# Is this bent?



## partridge (May 7, 2008)

Hope I did this right. Is this extractor bent? Is it supposed to be? Picture is a bit blurred but you can see the extractor on the trigger mechanism is bent.

I am having a problem with stovepiping and noticed this. If this is not the reason, anybody can venture why. Happens a lot lately like 2 times in one magazine.

Here in the bottom of the Philippines, I just cant walk into a shop and have them check it out. Have to do a lot of things by myself.

http://img242.imageshack.us/my.php?image=extractorla0.jpg


----------



## Glockamania® (Dec 21, 2006)

That part is not the extractor, but the ejector.

What model do you have and is your grip correct? Loose grips usually cause Glocks to malfunction. Glocks actually teach shooter how to grip/hold correctly. Are you a new shooter?

And yes, most ejectors are bent a bit. I recommend not forcing it.

Welcome to the forum pare.


----------



## DJ Niner (Oct 3, 2006)

As said above, that ejector looks normal; don't try to "adjust" it, or it may break (hardened steel).

As for your stovepipe problem, here are three things to check:

- Is the weapon clean and lubed as shown in the manual? If not, increased friction caused by dry parts or fouling can slow the slide and cause stoppages. Don't over-lube, and keep the firing pin and it's channel DRY (no lube at all in there).

- Is the ammo full-power, or lighter target-type loads? For best results, use full-power ammo.

- Are you gripping the weapon firmly, with the wrist of the shooting hand locked? If not, you are not giving the gun a firm base to push against during the recoil cycle. This "robs" energy from the slide, possibly causing cycling problems. 

Hope this is helpful.


----------



## Ram Rod (Jan 16, 2008)

Your pistol's ejector looks normal. I'd ask how old is your pistol, any aftermarket parts in it, etc....... Your recoil spring may be getting weak if your pistol has some years and use behind it. If it's brand new out of the box then I'd keep breaking it in although Glocks don't generally need a break-in period. I'd also try different brands of ammo to narrow down the issues to under powered ammo, or under powered recoil spring. Make sure your recoil assembly is where it is supposed to be under the barrel in the notch. Good luck.


----------



## Glockamania® (Dec 21, 2006)

I took a look at my G35 and G23 ejectors and the .40S&W versions are straight.

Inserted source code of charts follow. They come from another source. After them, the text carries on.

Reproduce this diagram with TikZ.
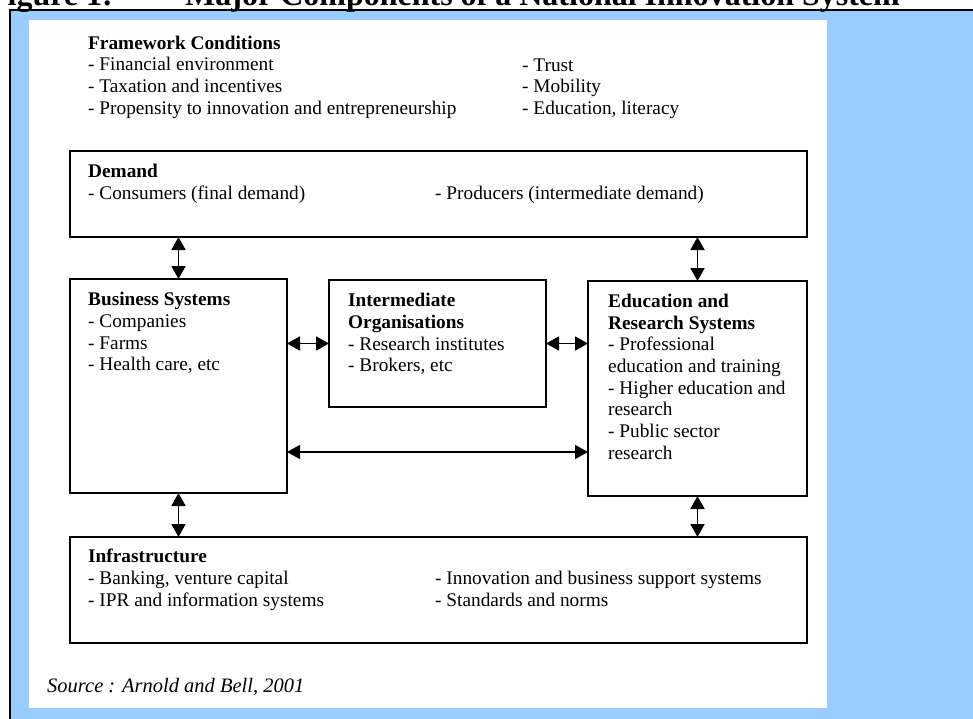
\documentclass[tikz,border=0pt]{standalone}
\usepackage{fontspec}
\setmainfont{Liberation Serif}
\usetikzlibrary{positioning,arrows.meta}
\definecolor{panelblue}{RGB}{153,204,255}
\tikzset{
  box/.style={draw, line width=1.7pt, inner sep=0pt, outer sep=0pt, anchor=north west},
  txt/.style={anchor=north west, align=left, inner sep=0pt,
    font=\fontsize{19.3pt}{21.7pt}\selectfont},
  link/.style={{Triangle[length=13pt,width=14pt]}-{Triangle[length=13pt,width=14pt]},
    line width=1.8pt},
  title/.style={anchor=base west, inner sep=0pt, font=\fontsize{32pt}{36pt}\selectfont\bfseries}
}
\begin{document}
\begin{tikzpicture}[x=1pt,y=-1pt]
\useasboundingbox (0,0) rectangle (973,719);
% frame and panel
\draw[fill=panelblue, line width=1.5pt] (10,10) rectangle (1000,750);
\fill[white] (29,20) rectangle (827,708);
% title
\node[title, anchor=base east] (fignum) at (113,6) {Figure 1:};
\node[title] (figtitle) at (185,6) {Major Components of a National Innovation System};
% framework conditions
\node[txt] (frame) at (88,33.8) {\strut\textbf{Framework Conditions}\\
- Financial environment\\
- Taxation and incentives\\
- Propensity to innovation and entrepreneurship};
\node[txt] (frameb) at (522,55.8) {\strut- Trust\\
- Mobility\\
- Education, literacy};
% boxes
\node[box, minimum width=737pt, minimum height=86pt] (demand) at (70,151) {};
\node[box, minimum width=217pt, minimum height=214pt,
  below right=42pt and 0pt of demand.south west] (business) {};
\node[box, minimum width=217pt, minimum height=127pt,
  below right=1pt and 42pt of business.north east] (inter) {};
\node[box, minimum width=219pt, minimum height=215pt,
  below right=1pt and 42pt of inter.north east] (edu) {};
\node[box, minimum width=737pt, minimum height=106pt,
  below right=44pt and 0pt of business.south west] (infra) {};
% box texts
\node[txt] (demanda) at ([shift={(18pt,-11.3pt)}]demand.north west) {\strut\textbf{Demand}\\
- Consumers (final demand)};
\node[txt] (demandb) at ([shift={(365pt,-33pt)}]demand.north west)
  {\strut- Producers (intermediate demand)};
\node[txt] (businesst) at ([shift={(18pt,-11.5pt)}]business.north west) {\strut\textbf{Business Systems}\\
- Companies\\
- Farms\\
- Health care, etc};
\node[txt] (intert) at ([shift={(19pt,-11.5pt)}]inter.north west) {\strut\textbf{Intermediate}\\
\textbf{Organisations}\\
- Research institutes\\
- Brokers, etc};
\node[txt] (edut) at ([shift={(20pt,-11.1pt)}]edu.north west) {\strut\textbf{Education and}\\
\textbf{Research Systems}\\
- Professional\\
education and training\\
- Higher education and\\
research\\
- Public sector\\
research};
\node[txt] (infraa) at ([shift={(18pt,-10.5pt)}]infra.north west) {\strut\textbf{Infrastructure}\\
- Banking, venture capital\\
- IPR and information systems};
\node[txt] (infrab) at ([shift={(365pt,-32.2pt)}]infra.north west)
  {\strut- Innovation and business support systems\\
- Standards and norms};
\node[anchor=base west, inner sep=0pt, font=\fontsize{20.5pt}{24pt}\selectfont\itshape]
  (source) at (47,692) {Source : Arnold and Bell, 2001};
% links
\draw[link] (demand.south -| business.north) -- (business.north);
\draw[link] (demand.south -| edu.north) -- (edu.north);
\draw[link] (business.east |- inter.west) -- (inter.west);
\draw[link] (inter.east) -- (inter.east -| edu.west);
\draw[link] ([yshift=41pt]business.south east) -- ([yshift=41pt]business.south east -| edu.west);
\draw[link] (business.south) -- (business.south |- infra.north);
\draw[link] (edu.south) -- (edu.south |- infra.north);
\end{tikzpicture}
\end{document}
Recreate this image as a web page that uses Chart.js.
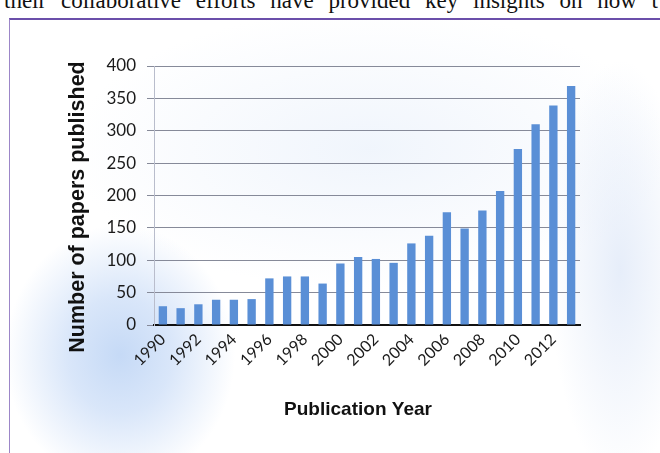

The .45ACP version have a squiggly bent to them and the 9mm versions have a slight bent to them.


----------



## 4X4SNEAK (Jan 27, 2008)

It doesn't appear bent for a 9mm Model.


----------



## Mike Barham (Mar 30, 2006)

Looks just like the ejector on my 26, which is utterly reliable.


----------



## diverge (Jun 15, 2008)

I've only experienced stovepipes with lite loads. Try different ammo.


----------



## R.J.Adams (Apr 10, 2008)

Would Winchester White Box Target loads be considered "light" loads?


----------